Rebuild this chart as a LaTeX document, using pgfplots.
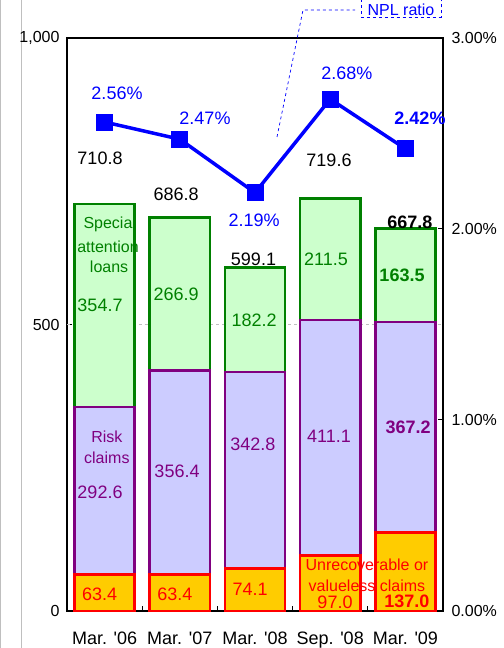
\documentclass[border=0pt]{standalone}
\usepackage{fontspec}
\setmainfont{Liberation Sans}
\usepackage{pgfplots}
\pgfplotsset{compat=1.18}
\definecolor{npblue}{HTML}{0000FF}
\definecolor{gfill}{HTML}{CCFFCC}
\definecolor{gedge}{HTML}{008000}
\definecolor{pfill}{HTML}{CCCCFF}
\definecolor{pedge}{HTML}{800080}
\definecolor{yfill}{HTML}{FFCC00}
\definecolor{redge}{HTML}{FF0000}
\begin{document}
\begin{tikzpicture}[x=1bp,y=1bp,
  vlab/.style={font=\fontsize{18bp}{21bp}\selectfont, inner sep=0pt},
  blab/.style={font=\fontsize{18bp}{21bp}\selectfont\bfseries, inner sep=0pt},
  tlab/.style={font=\fontsize{16bp}{20bp}\selectfont, inner sep=0pt, align=center}]
\draw[gray!50, line width=1bp] (-45,-40) -- (-45,620);
\draw[gray!50, line width=1bp] (-66.5,-40) -- (-66.5,620);
\begin{axis}[
  at={(0,0)}, anchor=south west,
  scale only axis, width=376bp, height=573bp,
  xmin=-0.5, xmax=4.5, ymin=0, ymax=1000,
  ybar stacked, bar width=0.8,
  clip=false,
  axis line style={black, line width=1.3bp},
  xtick={0,1,2,3,4},
  xticklabels={Mar. \textquotesingle06, Mar. \textquotesingle07, Mar. \textquotesingle08, Sep. \textquotesingle08, Mar. \textquotesingle09},
  major x tick style={draw=none},
  minor xtick={0.5,1.5,2.5,3.5},
  minor x tick style={black, line width=1bp},
  minor tick length=5bp,
  xtick pos=bottom, ytick pos=left,
  ytick={0,500,1000}, yticklabels={0,500,{1,000}},
  major tick length=5bp,
  y tick style={black, line width=1bp},
  tick align=inside,
  extra y ticks={500}, extra y tick labels={},
  extra y tick style={grid=major, major grid style={dashed, gray!50, line width=0.8bp}, major tick length=0pt},
  xticklabel style={font=\fontsize{18bp}{21bp}\selectfont, yshift=-17bp},
  yticklabel style={font=\fontsize{16bp}{20bp}\selectfont, xshift=-4bp},
]
\addplot[fill=yfill, draw=redge, line width=2.5bp] coordinates {(0,63.4) (1,63.4) (2,74.1) (3,97.0) (4,137.0)};
\addplot[fill=pfill, draw=pedge, line width=2.5bp] coordinates {(0,292.6) (1,356.4) (2,342.8) (3,411.1) (4,367.2)};
\addplot[fill=gfill, draw=gedge, line width=2.5bp] coordinates {(0,354.7) (1,266.9) (2,182.2) (3,211.5) (4,163.5)};
\end{axis}
\begin{axis}[
  at={(0,0)}, anchor=south west,
  scale only axis, width=376bp, height=573bp,
  xmin=-0.5, xmax=4.5, ymin=0, ymax=3,
  axis x line=none, axis y line*=right,
  axis line style={black, line width=1.3bp},
  ytick={0,1,2,3}, yticklabels={0.00\%,1.00\%,2.00\%,3.00\%},
  tick align=inside, major tick length=5bp,
  y tick style={black, line width=1bp},
  yticklabel style={font=\fontsize{16bp}{20bp}\selectfont, xshift=5bp},
  clip=false,
]
\addplot[npblue, line width=3.5bp, mark=square*, mark size=8bp, mark options={solid, line width=1bp}] coordinates {(0,2.56) (1,2.47) (2,2.19) (3,2.68) (4,2.42)};
% totals
\node[vlab, black] at (axis cs:-0.061,2.37) {710.8};
\node[vlab, black] at (axis cs:0.95,2.184) {686.8};
\node[vlab, black] at (axis cs:1.98,1.842) {599.1};
\node[vlab, black] at (axis cs:2.984,2.361) {719.6};
\node[blab, black] at (axis cs:4.06,2.037) {667.8};
% special attention
\node[vlab, gedge] at (axis cs:-0.061,1.602) {354.7};
\node[vlab, gedge] at (axis cs:0.95,1.659) {266.9};
\node[vlab, gedge] at (axis cs:1.987,1.524) {182.2};
\node[vlab, gedge] at (axis cs:2.944,1.842) {211.5};
\node[blab, gedge] at (axis cs:3.955,1.755) {163.5};
% risk claims
\node[vlab, pedge] at (axis cs:-0.061,0.624) {292.6};
\node[vlab, pedge] at (axis cs:0.963,0.729) {356.4};
\node[vlab, pedge] at (axis cs:1.973,0.873) {342.8};
\node[vlab, pedge] at (axis cs:2.984,0.912) {411.1};
\node[blab, pedge] at (axis cs:4.035,0.963) {367.2};
% unrecoverable
\node[vlab, redge] at (axis cs:-0.065,0.09) {63.4};
\node[vlab, redge] at (axis cs:0.936,0.09) {63.4};
\node[vlab, redge] at (axis cs:1.934,0.111) {74.1};
\node[vlab, redge] at (axis cs:3.064,0.048) {97.0};
\node[blab, redge] at (axis cs:4.021,0.051) {137.0};
% NPL ratio labels
\node[vlab, npblue] at (axis cs:0.165,2.712) {2.56\%};
\node[vlab, npblue] at (axis cs:1.335,2.58) {2.47\%};
\node[vlab, npblue] at (axis cs:1.987,2.046) {2.19\%};
\node[vlab, npblue] at (axis cs:3.223,2.817) {2.68\%};
\node[blab, npblue] at (axis cs:4.194,2.58) {2.42\%};
% series names
\node[tlab, gedge] at (axis cs:0.045,2.022) {Specia};
\node[tlab, gedge] at (axis cs:0.045,1.905) {attention};
\node[tlab, gedge] at (axis cs:0.06,1.803) {loans};
\node[tlab, pedge] at (axis cs:0.03,0.912) {Risk};
\node[tlab, pedge] at (axis cs:0.03,0.801) {claims};
\node[tlab, redge] at (axis cs:3.489,0.24) {Unrecoverable or};
\node[tlab, redge] at (axis cs:3.489,0.132) {valueless claims};
\end{axis}
% NPL ratio callout
\draw[npblue, dashed, line width=0.7bp] (210,474) -- (236,601) -- (288,601);
\draw[npblue, dashed, line width=0.7bp] (294,630) -- (294,594) -- (374,594) -- (374,630);
\node[npblue, font=\fontsize{16bp}{20bp}\selectfont, inner sep=0pt, anchor=base] at (334,595) {NPL ratio};
\pgfresetboundingbox
\useasboundingbox (-67,-37) rectangle (437,611);
\end{tikzpicture}
\end{document}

====

## WHAT YOU NEED TO DO
Transcribe the material exactly, and leave out whatever pictures it holds.

## RESPONSE TO THIS EXERCISE
Rebuild this chart as a LaTeX document, using pgfplots.
\documentclass[border=0pt]{standalone}
\usepackage{fontspec}
\setmainfont{Liberation Sans}
\usepackage{pgfplots}
\pgfplotsset{compat=1.18}
\definecolor{npblue}{HTML}{0000FF}
\definecolor{gfill}{HTML}{CCFFCC}
\definecolor{gedge}{HTML}{008000}
\definecolor{pfill}{HTML}{CCCCFF}
\definecolor{pedge}{HTML}{800080}
\definecolor{yfill}{HTML}{FFCC00}
\definecolor{redge}{HTML}{FF0000}
\begin{document}
\begin{tikzpicture}[x=1bp,y=1bp,
  vlab/.style={font=\fontsize{18bp}{21bp}\selectfont, inner sep=0pt},
  blab/.style={font=\fontsize{18bp}{21bp}\selectfont\bfseries, inner sep=0pt},
  tlab/.style={font=\fontsize{16bp}{20bp}\selectfont, inner sep=0pt, align=center}]
\draw[gray!50, line width=1bp] (-45,-40) -- (-45,620);
\draw[gray!50, line width=1bp] (-66.5,-40) -- (-66.5,620);
\begin{axis}[
  at={(0,0)}, anchor=south west,
  scale only axis, width=376bp, height=573bp,
  xmin=-0.5, xmax=4.5, ymin=0, ymax=1000,
  ybar stacked, bar width=0.8,
  clip=false,
  axis line style={black, line width=1.3bp},
  xtick={0,1,2,3,4},
  xticklabels={Mar. \textquotesingle06, Mar. \textquotesingle07, Mar. \textquotesingle08, Sep. \textquotesingle08, Mar. \textquotesingle09},
  major x tick style={draw=none},
  minor xtick={0.5,1.5,2.5,3.5},
  minor x tick style={black, line width=1bp},
  minor tick length=5bp,
  xtick pos=bottom, ytick pos=left,
  ytick={0,500,1000}, yticklabels={0,500,{1,000}},
  major tick length=5bp,
  y tick style={black, line width=1bp},
  tick align=inside,
  extra y ticks={500}, extra y tick labels={},
  extra y tick style={grid=major, major grid style={dashed, gray!50, line width=0.8bp}, major tick length=0pt},
  xticklabel style={font=\fontsize{18bp}{21bp}\selectfont, yshift=-17bp},
  yticklabel style={font=\fontsize{16bp}{20bp}\selectfont, xshift=-4bp},
]
\addplot[fill=yfill, draw=redge, line width=2.5bp] coordinates {(0,63.4) (1,63.4) (2,74.1) (3,97.0) (4,137.0)};
\addplot[fill=pfill, draw=pedge, line width=2.5bp] coordinates {(0,292.6) (1,356.4) (2,342.8) (3,411.1) (4,367.2)};
\addplot[fill=gfill, draw=gedge, line width=2.5bp] coordinates {(0,354.7) (1,266.9) (2,182.2) (3,211.5) (4,163.5)};
\end{axis}
\begin{axis}[
  at={(0,0)}, anchor=south west,
  scale only axis, width=376bp, height=573bp,
  xmin=-0.5, xmax=4.5, ymin=0, ymax=3,
  axis x line=none, axis y line*=right,
  axis line style={black, line width=1.3bp},
  ytick={0,1,2,3}, yticklabels={0.00\%,1.00\%,2.00\%,3.00\%},
  tick align=inside, major tick length=5bp,
  y tick style={black, line width=1bp},
  yticklabel style={font=\fontsize{16bp}{20bp}\selectfont, xshift=5bp},
  clip=false,
]
\addplot[npblue, line width=3.5bp, mark=square*, mark size=8bp, mark options={solid, line width=1bp}] coordinates {(0,2.56) (1,2.47) (2,2.19) (3,2.68) (4,2.42)};
% totals
\node[vlab, black] at (axis cs:-0.061,2.37) {710.8};
\node[vlab, black] at (axis cs:0.95,2.184) {686.8};
\node[vlab, black] at (axis cs:1.98,1.842) {599.1};
\node[vlab, black] at (axis cs:2.984,2.361) {719.6};
\node[blab, black] at (axis cs:4.06,2.037) {667.8};
% special attention
\node[vlab, gedge] at (axis cs:-0.061,1.602) {354.7};
\node[vlab, gedge] at (axis cs:0.95,1.659) {266.9};
\node[vlab, gedge] at (axis cs:1.987,1.524) {182.2};
\node[vlab, gedge] at (axis cs:2.944,1.842) {211.5};
\node[blab, gedge] at (axis cs:3.955,1.755) {163.5};
% risk claims
\node[vlab, pedge] at (axis cs:-0.061,0.624) {292.6};
\node[vlab, pedge] at (axis cs:0.963,0.729) {356.4};
\node[vlab, pedge] at (axis cs:1.973,0.873) {342.8};
\node[vlab, pedge] at (axis cs:2.984,0.912) {411.1};
\node[blab, pedge] at (axis cs:4.035,0.963) {367.2};
% unrecoverable
\node[vlab, redge] at (axis cs:-0.065,0.09) {63.4};
\node[vlab, redge] at (axis cs:0.936,0.09) {63.4};
\node[vlab, redge] at (axis cs:1.934,0.111) {74.1};
\node[vlab, redge] at (axis cs:3.064,0.048) {97.0};
\node[blab, redge] at (axis cs:4.021,0.051) {137.0};
% NPL ratio labels
\node[vlab, npblue] at (axis cs:0.165,2.712) {2.56\%};
\node[vlab, npblue] at (axis cs:1.335,2.58) {2.47\%};
\node[vlab, npblue] at (axis cs:1.987,2.046) {2.19\%};
\node[vlab, npblue] at (axis cs:3.223,2.817) {2.68\%};
\node[blab, npblue] at (axis cs:4.194,2.58) {2.42\%};
% series names
\node[tlab, gedge] at (axis cs:0.045,2.022) {Specia};
\node[tlab, gedge] at (axis cs:0.045,1.905) {attention};
\node[tlab, gedge] at (axis cs:0.06,1.803) {loans};
\node[tlab, pedge] at (axis cs:0.03,0.912) {Risk};
\node[tlab, pedge] at (axis cs:0.03,0.801) {claims};
\node[tlab, redge] at (axis cs:3.489,0.24) {Unrecoverable or};
\node[tlab, redge] at (axis cs:3.489,0.132) {valueless claims};
\end{axis}
% NPL ratio callout
\draw[npblue, dashed, line width=0.7bp] (210,474) -- (236,601) -- (288,601);
\draw[npblue, dashed, line width=0.7bp] (294,630) -- (294,594) -- (374,594) -- (374,630);
\node[npblue, font=\fontsize{16bp}{20bp}\selectfont, inner sep=0pt, anchor=base] at (334,595) {NPL ratio};
\pgfresetboundingbox
\useasboundingbox (-67,-37) rectangle (437,611);
\end{tikzpicture}
\end{document}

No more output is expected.